Muhammad Abduh Zulfikar, selaku koordinator umum memaparkan, bahwasannya ada empat hal utama yang menjadi tuntutan dan pernyataan sikap dari Foris. Empat hal itu seluruhnya mengajak para kawula muda untuk:
Pertama, tetap mengingat bahwa kesultanan Ngayogyakarto Hadiningrat adalah penerus kerajaan mataram Islam Jawa yang toleran dan plural.
Kedua, menghargai nilai-nilai luhur yang telah diwariskan oleh para pendiri kasultanan.
Ketiga, menuntut dan memastikan untuk dimasukkannya gelar lengkap sultan, yaitu “Ngarso Dalem Sampean Dalem Ingkang Sinuwun Kanjeng Sultan Hamengku Buwono Senopati Ing Ngalaga Ngabdurahman Sayidin Panatagama Khalifatullah Ing Ngayogyakarta Hadiningrat”, ke dalam Perdais (Peraturan Daerah Istimewa) DIY, berikut penjelasannya. Karena hal itu merupakan sumber inspirasi, motivasi, dan pedoman bagi seluruh kawula muda dalam mengisi dan mewarnai keistimewaan DIY.
Keempat, menolak dan melawan upaya-upaya yang mengebiri gelar sultan dan membelakangi para leluhur, dengan tidak mencantumkan secara lengkap gelar sultan maupun dengan menyembunyikan nilai-nilai luhur yang terkandung di dalamnya kepada publik.
“Gelar dipotong, berarti hianat terhadap para leluhur”, tandas mahasiswa Universitas Gadjah Mada tersebut.
Sementara itu menurut salah satu massa aksi, Kadi yang berasal dari Pondok Pesantren Kaliopak Piyungan, Sleman, mengatakan bahwa memang sudah seharusnya para kawula muda mempertahankan ini, karena para leluhur membangunnya dengan kekuatan batin dan budaya yang tidak bisa diremehkan. Hal itu juga yang menjadikan Indonesia kaya akan budaya.

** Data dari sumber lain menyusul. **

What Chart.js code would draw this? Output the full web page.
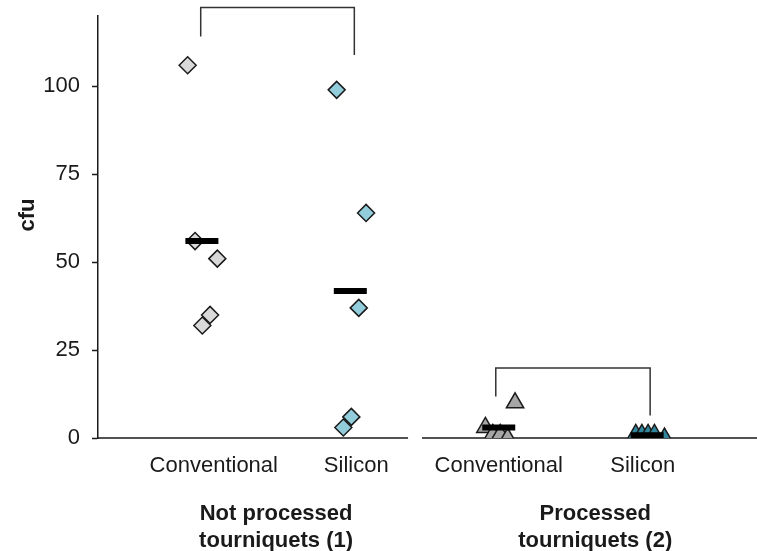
<!DOCTYPE html>
<html>
<head>
<meta charset="utf-8">
<script src="https://cdn.jsdelivr.net/npm/chart.js@4"></script>
<style>
    html, body { margin: 0; padding: 0; background: #fff; }
    #wrap { width: 757px; height: 551px; position: relative; }
</style>
</head>
<body>
<div id="wrap"><canvas id="chart"></canvas></div>
<script>
    // category labels under the axis and where they sit (x units)
    const categoryLabels = ["Conventional", "Silicon", "Conventional", "Silicon"];
    const categoryLabelX = [1.08, 2.04, 3.0, 3.97];
    const groupLabels = [["Not processed", "tourniquets (1)"], ["Processed", "tourniquets (2)"]];
    const groupLabelX = [1.5, 3.65];
    const yTicks = [0, 25, 50, 75, 100];

    // not processed tourniquets, conventional
    const conv1X = [0.904, 0.954, 1.104, 1.055, 1.003];
    const conv1Y = [106, 56, 51, 35, 32];
    // not processed tourniquets, silicon
    const sil1X = [1.908, 2.106, 2.057, 2.007, 1.953];
    const sil1Y = [99, 64, 37, 6, 3];
    // processed tourniquets, conventional
    const conv2X = [3.11, 2.91, 2.96, 3.01, 3.06];
    const conv2Y = [10, 3, 1, 1, 0];
    // processed tourniquets, silicon
    const sil2X = [3.923, 3.964, 4.006, 4.049, 4.117];
    const sil2Y = [1, 1, 1, 1, 0];

    // group means
    const meanX = [1.0, 2.0, 3.0, 4.0];
    const meanY = [56, 41.8, 3.0, 0.8];

    // comparison brackets
    const bracket1X = [0.992, 0.992, 2.027, 2.027];
    const bracket1Y = [114.2, 122.4, 122.4, 108.9];
    const bracket2X = [2.98, 2.98, 4.02, 4.02];
    const bracket2Y = [11.8, 19.9, 19.9, 6.4];

    // the baseline is broken between the two groups
    const baselineBreak = [2.389, 2.483];

    const FONT = '"Liberation Sans", Arial, sans-serif';
    const INK = '#1a1a1a';

    function pts(xs, ys) {
        return xs.map((x, i) => ({ x: x, y: ys[i] }));
    }

    function markers(xs, ys, style, fill, radius) {
        return {
            type: 'scatter',
            data: pts(xs, ys),
            pointStyle: style,
            pointRadius: radius,
            pointHoverRadius: radius,
            backgroundColor: fill,
            borderColor: INK,
            borderWidth: 1.5,
            order: 2
        };
    }

    function bracket(xs, ys) {
        return {
            type: 'scatter',
            data: pts(xs, ys),
            showLine: true,
            pointRadius: 0,
            borderColor: '#333',
            borderWidth: 1.5,
            fill: false,
            clip: false,
            order: 3
        };
    }

    const extras = {
        id: 'extras',
        beforeDatasetsDraw(chart) {
            const ctx = chart.ctx;
            const xs = chart.scales.x;
            const ys = chart.scales.y;
            const area = chart.chartArea;
            const y0 = ys.getPixelForValue(0);
            ctx.save();
            ctx.strokeStyle = INK;
            ctx.lineWidth = 1.5;
            ctx.beginPath();
            ctx.moveTo(area.left, y0);
            ctx.lineTo(xs.getPixelForValue(baselineBreak[0]), y0);
            ctx.moveTo(xs.getPixelForValue(baselineBreak[1]), y0);
            ctx.lineTo(area.right, y0);
            ctx.stroke();
            ctx.restore();
        },
        afterDraw(chart) {
            const ctx = chart.ctx;
            const xs = chart.scales.x;
            const area = chart.chartArea;
            ctx.save();
            ctx.fillStyle = INK;
            ctx.textAlign = 'center';
            ctx.textBaseline = 'middle';
            ctx.font = '22px ' + FONT;
            categoryLabels.forEach((t, i) => {
                ctx.fillText(t, xs.getPixelForValue(categoryLabelX[i]), area.bottom + 28);
            });
            ctx.font = 'bold 22px ' + FONT;
            groupLabels.forEach((lines, i) => {
                const x = xs.getPixelForValue(groupLabelX[i]);
                ctx.fillText(lines[0], x, area.bottom + 76);
                ctx.fillText(lines[1], x, area.bottom + 103);
            });
            ctx.translate(28, 215);
            ctx.rotate(-Math.PI / 2);
            ctx.fillText('cfu', 0, 0);
            ctx.restore();
        }
    };

    new Chart(document.getElementById('chart'), {
        type: 'scatter',
        data: {
            datasets: [
                {
                    type: 'scatter',
                    data: pts(meanX, meanY),
                    pointStyle: 'line',
                    pointRadius: 16.5,
                    pointHoverRadius: 16.5,
                    borderColor: '#000',
                    borderWidth: 6,
                    order: 1
                },
                markers(conv1X, conv1Y, 'rectRot', '#d9d9d9', 8.5),
                markers(sil1X, sil1Y, 'rectRot', '#92cddc', 8.5),
                markers(conv2X, conv2Y, 'triangle', '#a6a6a6', 10),
                markers(sil2X, sil2Y, 'triangle', '#31859c', 10),
                bracket(bracket1X, bracket1Y),
                bracket(bracket2X, bracket2Y)
            ]
        },
        options: {
            responsive: true,
            maintainAspectRatio: false,
            animation: false,
            events: [],
            layout: { autoPadding: false, padding: { top: 16, right: 0, bottom: 113, left: 0 } },
            plugins: {
                legend: { display: false },
                tooltip: { enabled: false }
            },
            scales: {
                x: {
                    type: 'linear',
                    min: 0.3,
                    max: 4.74,
                    display: false
                },
                y: {
                    min: 0,
                    max: 120,
                    afterBuildTicks: (scale) => {
                        scale.ticks = yTicks.map(v => ({ value: v }));
                    },
                    afterFit: (scale) => {
                        scale.width = 98;
                        scale.paddingTop = 0;
                        scale.paddingBottom = 0;
                    },
                    border: { display: true, color: INK, width: 1.5 },
                    grid: {
                        drawOnChartArea: false,
                        drawTicks: true,
                        tickLength: 6,
                        tickWidth: 1.5,
                        tickColor: INK
                    },
                    ticks: {
                        padding: 12,
                        color: INK,
                        font: { family: FONT, size: 22 }
                    }
                }
            }
        },
        plugins: [extras]
    });
</script>
</body>
</html>
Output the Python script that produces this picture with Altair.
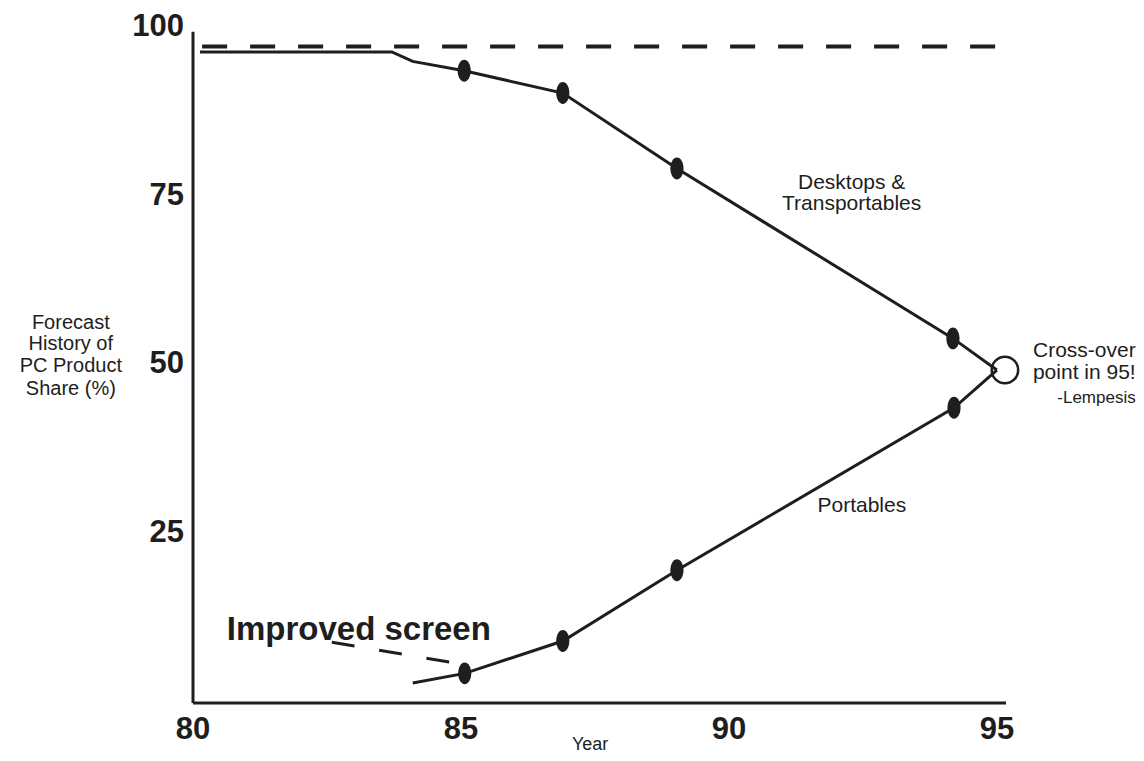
import altair as alt
import pandas as pd

# ---- data ----
desk_x = [80.13, 83.71, 84.10, 85.06, 86.90, 89.03, 94.18, 95.0]
desk_y = [96.3, 96.3, 94.9, 93.5, 90.2, 79.0, 53.8, 49.1]
desk_dot_x = [85.06, 86.90, 89.03, 94.18]
desk_dot_y = [93.5, 90.2, 79.0, 53.8]

port_x = [84.10, 85.07, 86.90, 89.03, 94.20, 95.0]
port_y = [2.66, 4.1, 8.9, 19.4, 43.5, 49.1]
port_dot_x = [85.07, 86.90, 89.03, 94.20]
port_dot_y = [4.1, 8.9, 19.4, 43.5]

cross_x = [95.15]
cross_y = [49.1]

ref_line_x = [80.17, 95.04]
ref_line_y = [97.1]

annot_x = [82.59, 84.79]
annot_y = [8.73, 5.77]

x_ticks = [80, 85, 90, 95]
y_ticks = [100, 75, 50, 25]

ytitle_lines = ["Forecast", "History  of", "PC Product", "Share (%)"]
ytitle_y = [56.1, 53.0, 49.7, 46.3]
ytitle_x = 77.72

desk_label = ["Desktops &", "Transportables"]
desk_label_y = [76.9, 73.7]
desk_label_x = 92.29

port_label = "Portables"
port_label_xy = (92.48, 29.0)

cross_label = ["Cross-over", "point in 95!"]
cross_label_y = [51.9, 48.7]
cross_label_x = 97.59
lemp_label = "-Lempesis"
lemp_label_y = 45.0

screen_label = "Improved screen"
screen_label_xy = (80.63, 9.0)

year_label = "Year"
year_label_x = 87.41

axis_x = [80, 95.17]
axis_y = [-0.3, 99.3]

FONT = "Liberation Sans"
INK = "#1e1e1e"

xs = alt.Scale(domain=[80, 95.17], nice=False, zero=False)
ys = alt.Scale(domain=[0, 100], nice=False, zero=False)


def X(f="x"):
    return alt.X(f"{f}:Q", scale=xs, axis=None)


def Y(f="y"):
    return alt.Y(f"{f}:Q", scale=ys, axis=None)


# axes lines
x_axis = alt.Chart(pd.DataFrame({"x": [axis_x[0]], "x2": [axis_x[1]], "y": [axis_y[0]]})).mark_rule(
    color=INK, strokeWidth=3).encode(x=X(), x2="x2:Q", y=Y())
y_axis = alt.Chart(pd.DataFrame({"x": [axis_x[0]], "y": [axis_y[0]], "y2": [axis_y[1]]})).mark_rule(
    color=INK, strokeWidth=3).encode(x=X(), y=Y(), y2="y2:Q")

# top dashed reference line
ref_line = alt.Chart(pd.DataFrame({"x": [ref_line_x[0]], "x2": [ref_line_x[1]], "y": ref_line_y})).mark_rule(
    color=INK, strokeWidth=4, strokeDash=[25, 23]).encode(x=X(), x2="x2:Q", y=Y())

# series lines
desk_df = pd.DataFrame({"x": desk_x, "y": desk_y, "o": list(range(len(desk_x)))})
port_df = pd.DataFrame({"x": port_x, "y": port_y, "o": list(range(len(port_x)))})
desk_line = alt.Chart(desk_df).mark_line(color=INK, strokeWidth=3).encode(x=X(), y=Y(), order="o:Q")
port_line = alt.Chart(port_df).mark_line(color=INK, strokeWidth=3).encode(x=X(), y=Y(), order="o:Q")

ELLIPSE = "M0,-1A0.6,1,0,1,1,0,1A0.6,1,0,1,1,0,-1Z"
dots_df = pd.DataFrame({"x": desk_dot_x + port_dot_x, "y": desk_dot_y + port_dot_y})
dots = alt.Chart(dots_df).mark_point(shape=ELLIPSE, filled=True, size=480, color=INK, opacity=1).encode(
    x=X(), y=Y())

cross = alt.Chart(pd.DataFrame({"x": cross_x, "y": cross_y})).mark_point(
    shape="circle", filled=False, size=700, color=INK, strokeWidth=2.5, opacity=1).encode(x=X(), y=Y())

# annotation dashed pointer
annot = alt.Chart(pd.DataFrame({"x": annot_x, "y": annot_y})).mark_line(
    color=INK, strokeWidth=3, strokeDash=[23, 25]).encode(x=X(), y=Y())

# tick labels
xt = alt.Chart(pd.DataFrame({"x": x_ticks, "y": [0] * len(x_ticks), "t": [str(v) for v in x_ticks]})).mark_text(
    font=FONT, fontSize=31, fontWeight="bold", color=INK, align="center", baseline="alphabetic", dy=38).encode(
    x=X(), y=Y(), text="t:N")
yt = alt.Chart(pd.DataFrame({"x": [80] * len(y_ticks), "y": y_ticks, "t": [str(v) for v in y_ticks]})).mark_text(
    font=FONT, fontSize=31, fontWeight="bold", color=INK, align="right", baseline="middle", dx=-9, dy=0).encode(
    x=X(), y=Y(), text="t:N")


def text_layer(xv, yv, texts, size, align="center", weight="normal", baseline="middle", dy=0):
    df = pd.DataFrame({"x": xv, "y": yv, "t": texts})
    return alt.Chart(df).mark_text(font=FONT, fontSize=size, fontWeight=weight, color=INK, align=align,
                                   baseline=baseline, dy=dy).encode(x=X(), y=Y(), text="t:N")


ytitle = text_layer([ytitle_x] * 4, ytitle_y, ytitle_lines, 20)
desk_lab = text_layer([desk_label_x] * 2, desk_label_y, desk_label, 21)
port_lab = text_layer([port_label_xy[0]], [port_label_xy[1]], [port_label], 21)
cross_lab = text_layer([cross_label_x] * 2, cross_label_y, cross_label, 21, align="right")
lemp_lab = text_layer([cross_label_x], [lemp_label_y], [lemp_label], 17, align="right")
screen_lab = text_layer([screen_label_xy[0]], [screen_label_xy[1]], [screen_label], 33, align="left",
                        weight="bold", baseline="alphabetic")
year_lab = text_layer([year_label_x], [0], [year_label], 18, dy=44)

chart = alt.layer(
    x_axis, y_axis, ref_line, desk_line, port_line, annot, dots, cross,
    xt, yt, ytitle, desk_lab, port_lab, cross_lab, lemp_lab, screen_lab, year_lab,
).properties(
    width=813, height=674,
    autosize=alt.AutoSizeParams(type="none"),
    padding={"left": 185, "top": 19, "right": 130, "bottom": 52},
    background="white",
).configure_view(stroke=None)

chart.save("out.html", embed_options={"renderer": "svg", "actions": False})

“Pertahankan budaya dan sejarah Jogja! Karena itu merupakan roh bangsa”, tegas Bapak berkepala enam yang mengenalkan dirinya sebagai relawan budaya pada sore itu.
Aksi damai tersebut berakhir pada pukul 17.00 WIB, dan ditutup dengan menyanyikan lagu Indonesia Raya, serta berjalan menuju kantor DPRD DIY guna menyampaikan aspirasi kepada para anggota dewan.